Speed kills

Wed Mar 9 13:01:13 PST 2016

On Wed, Mar 09, 2016 at 08:30:10PM +0000, Jon D via Digitalmars-d wrote:
> On Tuesday, 8 March 2016 at 14:14:25 UTC, ixid wrote:
> >Since I posted this thread I've learned std.algorithm.sum is 4 times
> >slower than a naive loop sum. Even if this is for reasons of accuracy
> >this is exactly what I am talking about- this is a hidden iceberg of
> >terrible performance that will reflect poorly on D. That's so slow
> >the function needs a health warning.

In the case of std.algorithm.sum, the focus is on accuracy rather than
performance.  It does some extra work to ensure maximum accuracy in the
result, so it shouldn't be expected to have top performance.  Granted,
though, the docs could be clearer about this accuracy vs. performance
tradeoff.  Please file a bug on this (or better yet, submit a PR for
it).

In any case, 4 times slower sounds a bit excessive... it would be good
to investigate why this is happening and fix it.

> I seen a few cases while exploring D. Not all fully researched
> (apologies for that), but since there appears to be interest in
> identification I'll list them.

One of the big performance killers that people are likely to run into is
autodecoding for strings in all range-based algorithms.  Walter has
repeatedly complained about this, but so far Andrei (and some others)
have resisted getting rid of autodecoding.  Fortunately, you can
(mostly) suppress this by wrapping your strings in
std.encoding.codeUnits before operating on them.
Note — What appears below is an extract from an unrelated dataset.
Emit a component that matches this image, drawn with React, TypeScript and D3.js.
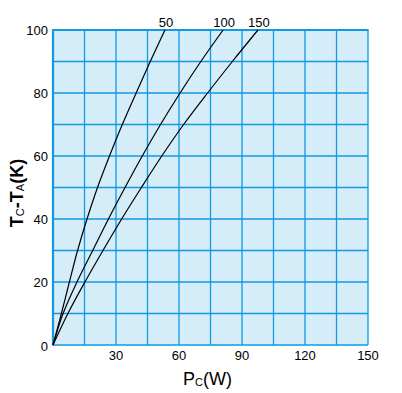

Nevertheless, it's one
of those hidden gotchas that could result in poorer performance than
what you could get otherwise.

Another big performance killer that I repeatedly run into is the
overly-eager GC collection schedule.  Some may argue against the use of
the GC, period, but I have found that even with the GC, it's possible to
get 30-40% speedups just by calling GC.disable() and manually triggering
GC.collect() at a lower frequency than the default. This is especially
true when your program performs many allocations of small objects, like
(small) strings. I have observed this in at least 2-3 different
memory-intensive programs of mine, including a recent experiment in
writing a faster CSV parser than std.csv.  Arguably, we should fix this
in druntime itself so that collection cycles are run less often, though
I'm not sure what implications this may have on low-memory systems.
Sometimes, you don't even need to do this for the entire program; you
can get big performance boosts just by wrapping GC.disable() /
GC.enable() around strategic sections of allocation-intensive code.

> * Lower-casing strings (likely upper-casing), and some character type
> checks.
> 
> Routines like to toLower and asLowerCase call functions that work for
> all unicode characters. I was able to create much faster versions by
> checking if the character was ascii, then calling either the ascii
> version or the more general version. Same is true for a few routines
> like isNumber. Some have the ascii check optimization built in, but
> not all.
> 
> If this optimization is added, it might also be useful to add a few
> common combinations (or a generic solution, if that's feasible). For
> example, to check if a character is alpha-numeric, one currently ORs
> two tests from the standard library, isAlpha and isNumber. Putting in
> an ascii optimization check requires putting it before doing the OR,
> rather than inside the tests being ORed.

These sound like valuable additions to Phobos. Submit a PR, please?

[...]
> * Associative arrays - Converting keys to immutable versions for lookup
> 
> Associative arrays want immutable values as keys. Far as I can tell,
> immutable values are also required when performing a lookup, even if a
> new entry won't be stored. A couple apps I've written walk through
> large lists of text values, naturally available as char[] because they
> are read from input streams. To test presence in an associative array,
> it's necessary to copy them to immutable strings first. I haven't
> fully researched this one, but my experience is that copying from
> char[] to string becomes a meaningful cost.
[...]

This is arguably a bug.  If you're only looking up a key, you should be
able to pass in const(char)[] rather than immutable(char)[] (aka
string).  The GC performance problem I mentioned above is especially
noticeable when there are large numbers of small allocations, as would
be the case if you constantly have to call .idup just because AA lookups
demand immutable keys.  Please file an issue for this, if there isn't
one already filed.

T

-- 
Windows 95 was a joke, and Windows 98 was the punchline.